Part of a data file:
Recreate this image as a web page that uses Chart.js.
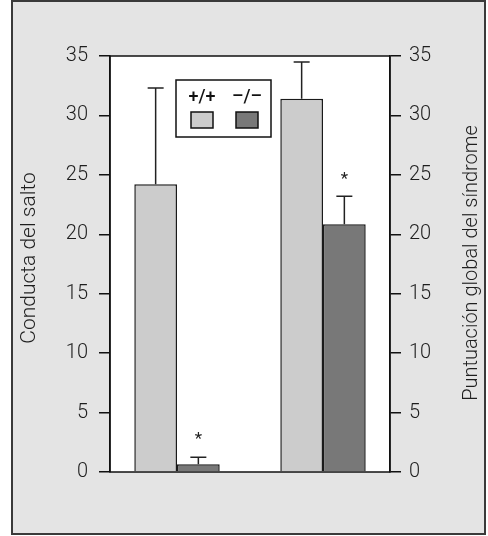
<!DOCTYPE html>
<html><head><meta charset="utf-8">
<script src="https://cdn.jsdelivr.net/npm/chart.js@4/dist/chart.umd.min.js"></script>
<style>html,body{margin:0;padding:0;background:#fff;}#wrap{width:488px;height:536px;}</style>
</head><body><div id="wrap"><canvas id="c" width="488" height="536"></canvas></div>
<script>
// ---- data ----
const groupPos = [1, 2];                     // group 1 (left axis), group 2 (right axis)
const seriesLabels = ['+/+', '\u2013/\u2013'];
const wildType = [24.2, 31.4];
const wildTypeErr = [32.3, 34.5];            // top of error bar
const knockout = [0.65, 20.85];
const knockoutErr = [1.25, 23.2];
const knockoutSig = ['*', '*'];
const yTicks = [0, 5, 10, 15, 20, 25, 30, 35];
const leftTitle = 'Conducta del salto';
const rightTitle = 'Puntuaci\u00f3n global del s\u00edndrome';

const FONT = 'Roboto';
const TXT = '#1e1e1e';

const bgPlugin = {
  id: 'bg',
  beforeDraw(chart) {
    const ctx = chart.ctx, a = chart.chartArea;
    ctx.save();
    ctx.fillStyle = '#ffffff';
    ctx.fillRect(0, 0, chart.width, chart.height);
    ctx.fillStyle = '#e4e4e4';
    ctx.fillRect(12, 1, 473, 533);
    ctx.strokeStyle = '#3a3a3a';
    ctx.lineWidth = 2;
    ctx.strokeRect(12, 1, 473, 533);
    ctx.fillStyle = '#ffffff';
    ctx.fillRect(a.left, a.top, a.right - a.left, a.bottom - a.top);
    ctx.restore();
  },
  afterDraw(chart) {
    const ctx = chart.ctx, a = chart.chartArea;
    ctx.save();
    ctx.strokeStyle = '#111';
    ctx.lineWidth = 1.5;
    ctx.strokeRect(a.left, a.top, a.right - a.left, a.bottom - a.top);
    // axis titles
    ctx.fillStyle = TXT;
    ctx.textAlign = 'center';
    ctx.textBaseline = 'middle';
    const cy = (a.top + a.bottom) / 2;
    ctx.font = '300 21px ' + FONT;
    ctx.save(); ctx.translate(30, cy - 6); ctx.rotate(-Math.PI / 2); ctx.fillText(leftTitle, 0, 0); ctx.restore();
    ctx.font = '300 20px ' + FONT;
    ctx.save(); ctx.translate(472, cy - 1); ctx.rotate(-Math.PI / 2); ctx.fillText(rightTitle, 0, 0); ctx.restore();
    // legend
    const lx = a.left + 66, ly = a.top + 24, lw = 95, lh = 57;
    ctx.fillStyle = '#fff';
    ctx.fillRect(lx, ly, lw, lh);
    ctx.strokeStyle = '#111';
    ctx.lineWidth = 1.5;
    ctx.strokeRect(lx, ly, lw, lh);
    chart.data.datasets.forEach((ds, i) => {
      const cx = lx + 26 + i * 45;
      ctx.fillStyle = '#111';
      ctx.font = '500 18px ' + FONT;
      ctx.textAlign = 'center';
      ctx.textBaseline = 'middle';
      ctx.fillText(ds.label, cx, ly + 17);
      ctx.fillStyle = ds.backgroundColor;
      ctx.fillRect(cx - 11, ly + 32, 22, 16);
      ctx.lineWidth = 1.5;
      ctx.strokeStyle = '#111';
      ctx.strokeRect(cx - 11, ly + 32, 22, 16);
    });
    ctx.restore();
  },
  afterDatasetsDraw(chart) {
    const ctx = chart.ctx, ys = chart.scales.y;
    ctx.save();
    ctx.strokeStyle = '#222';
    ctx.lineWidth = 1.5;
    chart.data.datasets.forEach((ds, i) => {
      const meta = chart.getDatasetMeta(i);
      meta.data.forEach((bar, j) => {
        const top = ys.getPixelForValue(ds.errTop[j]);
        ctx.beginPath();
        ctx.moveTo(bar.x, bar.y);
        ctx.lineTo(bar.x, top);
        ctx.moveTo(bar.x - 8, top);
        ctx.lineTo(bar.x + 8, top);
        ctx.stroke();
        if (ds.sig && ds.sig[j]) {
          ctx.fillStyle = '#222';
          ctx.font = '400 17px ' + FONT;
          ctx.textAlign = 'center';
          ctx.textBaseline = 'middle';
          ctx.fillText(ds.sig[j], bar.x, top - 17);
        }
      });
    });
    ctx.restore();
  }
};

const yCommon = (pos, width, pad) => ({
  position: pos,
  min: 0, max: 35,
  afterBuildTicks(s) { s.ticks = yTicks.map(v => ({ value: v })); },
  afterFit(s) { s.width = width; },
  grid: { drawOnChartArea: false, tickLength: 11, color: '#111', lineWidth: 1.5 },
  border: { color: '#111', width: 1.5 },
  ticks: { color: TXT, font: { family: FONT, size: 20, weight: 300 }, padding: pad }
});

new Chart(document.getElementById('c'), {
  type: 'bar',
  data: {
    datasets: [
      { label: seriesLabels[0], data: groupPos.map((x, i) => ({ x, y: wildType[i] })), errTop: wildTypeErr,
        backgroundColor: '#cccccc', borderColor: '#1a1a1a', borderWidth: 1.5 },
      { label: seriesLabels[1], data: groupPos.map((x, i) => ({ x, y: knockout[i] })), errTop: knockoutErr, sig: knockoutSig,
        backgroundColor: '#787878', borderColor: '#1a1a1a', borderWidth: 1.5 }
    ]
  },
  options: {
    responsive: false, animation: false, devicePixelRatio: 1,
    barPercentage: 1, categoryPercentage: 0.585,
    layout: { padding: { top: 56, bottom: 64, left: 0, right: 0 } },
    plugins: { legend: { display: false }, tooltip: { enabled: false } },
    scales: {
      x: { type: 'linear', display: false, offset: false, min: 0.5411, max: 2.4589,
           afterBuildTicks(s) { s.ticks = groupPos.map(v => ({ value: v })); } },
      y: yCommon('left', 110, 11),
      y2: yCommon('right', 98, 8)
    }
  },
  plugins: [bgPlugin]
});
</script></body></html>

* * *

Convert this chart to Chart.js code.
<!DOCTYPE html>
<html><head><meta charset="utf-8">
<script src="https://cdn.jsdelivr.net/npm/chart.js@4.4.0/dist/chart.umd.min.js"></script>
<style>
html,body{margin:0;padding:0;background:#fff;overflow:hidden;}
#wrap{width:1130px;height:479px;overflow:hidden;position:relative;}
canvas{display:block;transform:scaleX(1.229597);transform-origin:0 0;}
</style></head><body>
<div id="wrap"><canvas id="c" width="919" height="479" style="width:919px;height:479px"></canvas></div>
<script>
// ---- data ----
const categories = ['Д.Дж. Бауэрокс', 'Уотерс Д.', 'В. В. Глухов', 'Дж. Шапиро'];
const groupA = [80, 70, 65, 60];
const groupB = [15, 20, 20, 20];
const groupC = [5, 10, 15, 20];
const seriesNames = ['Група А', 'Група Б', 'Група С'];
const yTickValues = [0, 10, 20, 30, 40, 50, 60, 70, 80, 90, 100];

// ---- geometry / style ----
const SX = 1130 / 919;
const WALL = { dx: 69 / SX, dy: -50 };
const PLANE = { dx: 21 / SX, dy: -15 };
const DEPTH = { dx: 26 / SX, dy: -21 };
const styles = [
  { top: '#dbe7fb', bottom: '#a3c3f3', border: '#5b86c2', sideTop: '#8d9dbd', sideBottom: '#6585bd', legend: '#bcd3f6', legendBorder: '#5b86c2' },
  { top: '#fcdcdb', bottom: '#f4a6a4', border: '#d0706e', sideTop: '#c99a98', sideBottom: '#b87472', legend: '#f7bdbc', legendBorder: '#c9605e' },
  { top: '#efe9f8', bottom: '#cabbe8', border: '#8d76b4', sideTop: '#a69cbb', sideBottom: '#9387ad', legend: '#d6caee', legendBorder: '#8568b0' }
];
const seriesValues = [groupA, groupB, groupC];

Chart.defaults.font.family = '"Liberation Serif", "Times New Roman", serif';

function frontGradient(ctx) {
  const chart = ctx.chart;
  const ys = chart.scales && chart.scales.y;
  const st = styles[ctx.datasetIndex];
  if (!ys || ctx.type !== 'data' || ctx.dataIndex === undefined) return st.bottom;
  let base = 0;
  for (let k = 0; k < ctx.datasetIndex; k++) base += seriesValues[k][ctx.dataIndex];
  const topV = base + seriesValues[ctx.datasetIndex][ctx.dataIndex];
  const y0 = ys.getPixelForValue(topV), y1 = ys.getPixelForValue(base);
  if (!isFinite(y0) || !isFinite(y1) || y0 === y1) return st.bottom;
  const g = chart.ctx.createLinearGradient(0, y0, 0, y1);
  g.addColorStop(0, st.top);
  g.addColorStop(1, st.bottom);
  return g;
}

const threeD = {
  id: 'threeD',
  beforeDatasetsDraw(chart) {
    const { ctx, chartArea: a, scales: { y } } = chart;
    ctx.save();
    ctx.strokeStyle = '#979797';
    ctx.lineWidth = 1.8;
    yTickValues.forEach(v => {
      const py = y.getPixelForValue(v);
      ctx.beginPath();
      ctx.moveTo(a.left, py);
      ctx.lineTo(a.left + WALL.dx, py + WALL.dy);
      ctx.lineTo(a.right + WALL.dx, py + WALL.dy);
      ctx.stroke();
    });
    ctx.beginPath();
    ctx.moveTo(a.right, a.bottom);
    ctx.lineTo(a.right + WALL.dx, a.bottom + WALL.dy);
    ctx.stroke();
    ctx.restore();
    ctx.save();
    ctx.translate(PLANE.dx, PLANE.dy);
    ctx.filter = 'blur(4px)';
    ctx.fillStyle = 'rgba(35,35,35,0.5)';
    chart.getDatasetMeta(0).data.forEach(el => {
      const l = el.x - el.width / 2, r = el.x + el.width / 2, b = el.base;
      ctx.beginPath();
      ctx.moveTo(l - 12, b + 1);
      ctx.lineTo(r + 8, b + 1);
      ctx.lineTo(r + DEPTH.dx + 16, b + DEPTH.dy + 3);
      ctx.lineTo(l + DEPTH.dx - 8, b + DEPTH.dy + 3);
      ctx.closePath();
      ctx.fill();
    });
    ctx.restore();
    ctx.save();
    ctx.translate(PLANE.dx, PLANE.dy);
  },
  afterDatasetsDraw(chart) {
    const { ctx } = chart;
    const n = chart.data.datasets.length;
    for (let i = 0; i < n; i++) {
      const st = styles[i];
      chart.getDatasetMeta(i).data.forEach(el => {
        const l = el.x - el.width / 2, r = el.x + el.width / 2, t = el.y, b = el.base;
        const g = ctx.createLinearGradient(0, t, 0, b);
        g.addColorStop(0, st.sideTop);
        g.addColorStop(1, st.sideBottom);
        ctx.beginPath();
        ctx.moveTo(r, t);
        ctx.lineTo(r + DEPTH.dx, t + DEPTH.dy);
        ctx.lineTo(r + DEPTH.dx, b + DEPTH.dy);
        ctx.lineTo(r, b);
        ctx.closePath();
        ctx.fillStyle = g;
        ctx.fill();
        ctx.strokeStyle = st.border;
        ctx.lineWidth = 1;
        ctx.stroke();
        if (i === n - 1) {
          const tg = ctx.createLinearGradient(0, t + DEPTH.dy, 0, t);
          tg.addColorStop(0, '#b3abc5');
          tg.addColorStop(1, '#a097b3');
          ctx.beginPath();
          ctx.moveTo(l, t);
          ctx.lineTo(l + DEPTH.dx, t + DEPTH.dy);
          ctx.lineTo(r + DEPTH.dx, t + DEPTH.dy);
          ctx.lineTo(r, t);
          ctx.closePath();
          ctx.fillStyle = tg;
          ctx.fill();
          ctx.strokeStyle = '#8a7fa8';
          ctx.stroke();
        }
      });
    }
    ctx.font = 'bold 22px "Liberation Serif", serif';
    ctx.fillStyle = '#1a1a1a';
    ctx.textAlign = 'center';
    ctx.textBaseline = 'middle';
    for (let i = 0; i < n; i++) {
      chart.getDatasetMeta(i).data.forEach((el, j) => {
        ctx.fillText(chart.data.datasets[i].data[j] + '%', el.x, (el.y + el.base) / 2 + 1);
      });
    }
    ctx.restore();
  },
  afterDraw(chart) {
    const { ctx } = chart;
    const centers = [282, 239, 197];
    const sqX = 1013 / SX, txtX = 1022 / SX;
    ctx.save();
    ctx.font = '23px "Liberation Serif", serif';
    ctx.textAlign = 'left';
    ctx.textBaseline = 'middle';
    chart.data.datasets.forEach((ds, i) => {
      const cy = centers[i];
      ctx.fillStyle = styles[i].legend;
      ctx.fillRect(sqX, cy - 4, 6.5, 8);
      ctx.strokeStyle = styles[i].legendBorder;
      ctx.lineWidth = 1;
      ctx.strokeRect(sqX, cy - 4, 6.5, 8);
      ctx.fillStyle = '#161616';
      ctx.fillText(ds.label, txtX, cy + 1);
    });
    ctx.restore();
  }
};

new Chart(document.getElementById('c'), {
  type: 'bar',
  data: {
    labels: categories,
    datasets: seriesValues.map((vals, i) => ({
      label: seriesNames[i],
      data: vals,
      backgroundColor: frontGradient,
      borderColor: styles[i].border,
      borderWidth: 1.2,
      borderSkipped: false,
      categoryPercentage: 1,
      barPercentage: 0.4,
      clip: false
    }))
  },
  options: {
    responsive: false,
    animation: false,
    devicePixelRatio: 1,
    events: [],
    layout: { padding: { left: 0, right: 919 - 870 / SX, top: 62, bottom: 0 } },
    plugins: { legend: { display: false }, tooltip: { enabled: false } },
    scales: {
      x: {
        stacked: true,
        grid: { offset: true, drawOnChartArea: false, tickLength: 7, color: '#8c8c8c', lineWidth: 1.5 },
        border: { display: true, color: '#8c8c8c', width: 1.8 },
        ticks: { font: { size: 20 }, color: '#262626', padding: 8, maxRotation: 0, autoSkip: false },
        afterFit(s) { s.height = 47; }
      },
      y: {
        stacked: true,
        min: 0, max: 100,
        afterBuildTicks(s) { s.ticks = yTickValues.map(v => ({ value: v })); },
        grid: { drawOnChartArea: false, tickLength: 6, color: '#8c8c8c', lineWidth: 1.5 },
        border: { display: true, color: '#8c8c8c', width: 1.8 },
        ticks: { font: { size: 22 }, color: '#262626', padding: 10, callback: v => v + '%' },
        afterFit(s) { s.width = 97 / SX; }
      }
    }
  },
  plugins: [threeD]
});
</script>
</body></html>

...

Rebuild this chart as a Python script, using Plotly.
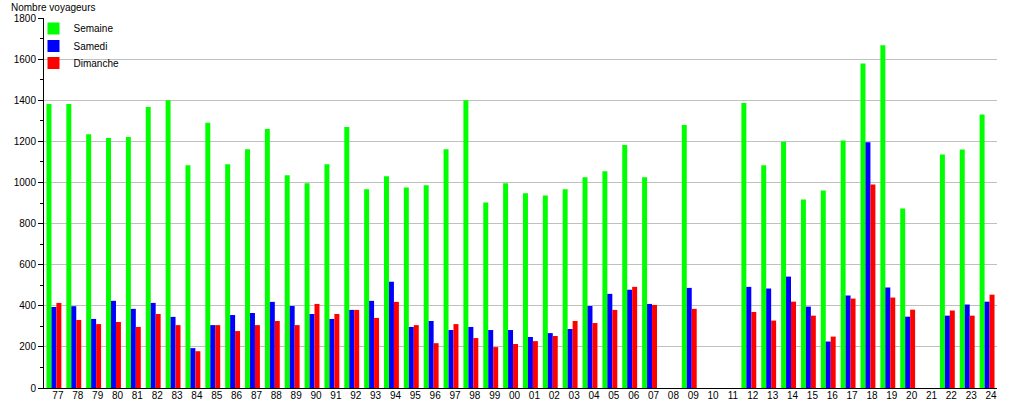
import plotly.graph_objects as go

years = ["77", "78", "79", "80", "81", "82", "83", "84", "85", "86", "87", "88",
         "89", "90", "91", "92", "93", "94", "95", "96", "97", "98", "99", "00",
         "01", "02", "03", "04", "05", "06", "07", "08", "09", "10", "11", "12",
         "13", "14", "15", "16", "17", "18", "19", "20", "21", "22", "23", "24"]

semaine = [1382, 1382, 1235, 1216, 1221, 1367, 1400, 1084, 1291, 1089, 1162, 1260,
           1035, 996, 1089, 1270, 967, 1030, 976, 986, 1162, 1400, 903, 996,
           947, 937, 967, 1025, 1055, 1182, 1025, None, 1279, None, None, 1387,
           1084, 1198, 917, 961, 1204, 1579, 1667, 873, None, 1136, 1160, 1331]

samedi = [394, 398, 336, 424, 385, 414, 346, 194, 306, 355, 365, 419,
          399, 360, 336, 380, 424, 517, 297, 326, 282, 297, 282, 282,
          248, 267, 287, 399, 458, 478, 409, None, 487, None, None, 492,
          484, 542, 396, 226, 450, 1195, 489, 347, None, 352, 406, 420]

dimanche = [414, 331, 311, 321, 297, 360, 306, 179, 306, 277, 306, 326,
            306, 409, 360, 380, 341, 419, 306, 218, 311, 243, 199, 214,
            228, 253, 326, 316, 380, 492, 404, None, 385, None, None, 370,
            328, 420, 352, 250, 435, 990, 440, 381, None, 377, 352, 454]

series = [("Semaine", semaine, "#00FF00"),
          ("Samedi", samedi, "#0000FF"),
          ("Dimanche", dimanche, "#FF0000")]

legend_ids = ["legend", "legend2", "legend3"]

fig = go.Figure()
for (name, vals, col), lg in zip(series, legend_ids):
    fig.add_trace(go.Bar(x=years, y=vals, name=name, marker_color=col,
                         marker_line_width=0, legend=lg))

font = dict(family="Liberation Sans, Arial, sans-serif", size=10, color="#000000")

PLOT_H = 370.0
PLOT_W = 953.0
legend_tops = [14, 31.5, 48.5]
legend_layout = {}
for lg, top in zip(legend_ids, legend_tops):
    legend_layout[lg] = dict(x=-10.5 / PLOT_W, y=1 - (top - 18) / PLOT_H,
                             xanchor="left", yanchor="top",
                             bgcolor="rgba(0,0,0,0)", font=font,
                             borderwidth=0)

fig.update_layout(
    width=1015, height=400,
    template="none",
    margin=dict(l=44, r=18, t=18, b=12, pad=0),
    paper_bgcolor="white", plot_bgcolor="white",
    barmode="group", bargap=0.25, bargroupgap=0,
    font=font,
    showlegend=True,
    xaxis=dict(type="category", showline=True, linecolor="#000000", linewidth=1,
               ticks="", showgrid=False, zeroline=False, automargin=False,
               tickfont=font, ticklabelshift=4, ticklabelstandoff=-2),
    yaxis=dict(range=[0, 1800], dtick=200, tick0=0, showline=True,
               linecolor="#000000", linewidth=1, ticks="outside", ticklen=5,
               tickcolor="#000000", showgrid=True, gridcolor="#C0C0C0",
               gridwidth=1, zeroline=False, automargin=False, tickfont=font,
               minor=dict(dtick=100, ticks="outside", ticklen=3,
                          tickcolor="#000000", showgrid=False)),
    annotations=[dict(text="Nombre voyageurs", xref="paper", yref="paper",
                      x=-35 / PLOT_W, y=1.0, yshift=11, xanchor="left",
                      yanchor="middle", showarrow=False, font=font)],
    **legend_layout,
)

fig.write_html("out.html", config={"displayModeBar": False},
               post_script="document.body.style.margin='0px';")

The task: Skip all pictures. Output only the lines from the one containing "Rebuild this chart" to the one containing "import plotly.graph_objects as go", both lines included.

Finished exercise:
Rebuild this chart as a Python script, using Plotly.
import plotly.graph_objects as go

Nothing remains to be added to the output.